• [GIVEN INSTRUCTION]:
Reproduce exactly the lines below, from the first one through the line containing "1.071, 1.071, 1.047]", and omit any pictures.

• [DATA EXCERPT]:
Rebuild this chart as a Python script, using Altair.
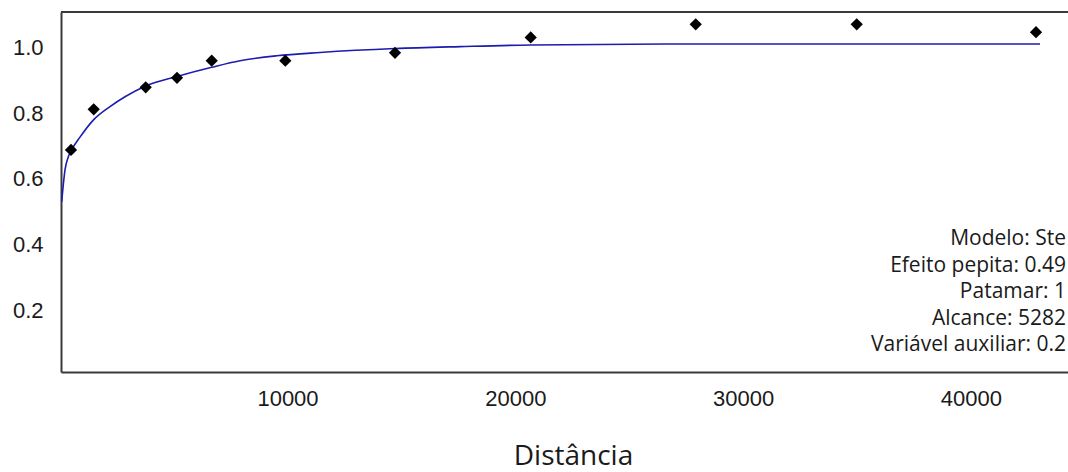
import altair as alt
import pandas as pd

# Experimental semivariogram points (distance, semivariance)
dist_pts = [496, 1493, 3775, 5149, 6673, 9904, 14719, 20676, 27920, 34987, 42858]
gamma_pts = [0.688, 0.812, 0.879, 0.908, 0.960, 0.960, 0.984, 1.031, 1.071, 1.071, 1.047]

# Fitted model curve
dist_curve = [88, 233, 378, 496, 891, 1475, 2208, 2867, 3775, 5149, 6673, 7915,
              9526, 11427, 14719, 17573, 20676, 28100, 43034]
gamma_curve = [0.530, 0.627, 0.667, 0.685, 0.727, 0.779, 0.820, 0.850, 0.883, 0.912,
               0.940, 0.960, 0.975, 0.985, 0.997, 1.003, 1.008, 1.011, 1.011]

x_ticks = [10000, 20000, 30000, 40000]
y_ticks = [0.2, 0.4, 0.6, 0.8, 1.0]

info_lines = ["Modelo: Ste", "Efeito pepita: 0.49", "Patamar: 1",
              "Alcance: 5282", "Variável auxiliar: 0.2"]

W, H = 1007, 360

pts = pd.DataFrame({"d": dist_pts, "g": gamma_pts})
crv = pd.DataFrame({"d": dist_curve, "g": gamma_curve})
one = pd.DataFrame({"k": [0]})

xscale = alt.Scale(domain=[57, 44262], nice=False, zero=False)
yscale = alt.Scale(domain=[0.011, 1.1085], nice=False, zero=False)

xaxis = alt.Axis(values=x_ticks, format="d", ticks=False, grid=False,
                 labelFont="Liberation Sans", labelFontSize=22, labelColor="#1a1a1a",
                 labelPadding=16, domainColor="#3a3a3a", domainWidth=2,
                 title="Distância", titleFont="Open Sans", titleFontSize=28,
                 titleFontWeight="normal", titleColor="#1a1a1a",
                 titleBaseline="alphabetic", titleAlign="center",
                 titleX=512, titleY=92)
yaxis = alt.Axis(values=y_ticks, format=".1f", ticks=False, grid=False,
                 labelFont="Liberation Sans", labelFontSize=22, labelColor="#1a1a1a",
                 labelPadding=18, domainColor="#3a3a3a", domainWidth=2, title=None)

curve = alt.Chart(crv).mark_line(color="#1c1cb0", strokeWidth=1.6, interpolate="monotone").encode(
    x=alt.X("d:Q", scale=xscale, axis=xaxis),
    y=alt.Y("g:Q", scale=yscale, axis=yaxis),
)

points = alt.Chart(pts).mark_point(shape="diamond", filled=True, color="black",
                                   size=150, opacity=1).encode(
    x=alt.X("d:Q", scale=xscale),
    y=alt.Y("g:Q", scale=yscale),
)

top_border = alt.Chart(one).mark_rule(color="#3a3a3a", strokeWidth=2).encode(
    x=alt.value(0), x2=alt.value(W), y=alt.value(0)
)

baselines = [233, 259.5, 286, 312.5, 339]
texts = []
for line, yb in zip(info_lines, baselines):
    texts.append(
        alt.Chart(one).mark_text(align="right", baseline="alphabetic", font="Open Sans",
                                 fontSize=21, color="#1a1a1a").encode(
            x=alt.value(1005), y=alt.value(yb), text=alt.value(line)
        )
    )

chart = alt.layer(curve, points, top_border, *texts).properties(
    width=W, height=H,
    autosize=alt.AutoSizeParams(type="none"),
    padding={"left": 61, "top": 12, "right": 0, "bottom": 100},
).configure_view(stroke=None).configure(background="white")

chart.save("out.html", embed_options={"renderer": "svg", "actions": False})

• [TASK OUTPUT]:
Rebuild this chart as a Python script, using Altair.
import altair as alt
import pandas as pd

# Experimental semivariogram points (distance, semivariance)
dist_pts = [496, 1493, 3775, 5149, 6673, 9904, 14719, 20676, 27920, 34987, 42858]
gamma_pts = [0.688, 0.812, 0.879, 0.908, 0.960, 0.960, 0.984, 1.031, 1.071, 1.071, 1.047]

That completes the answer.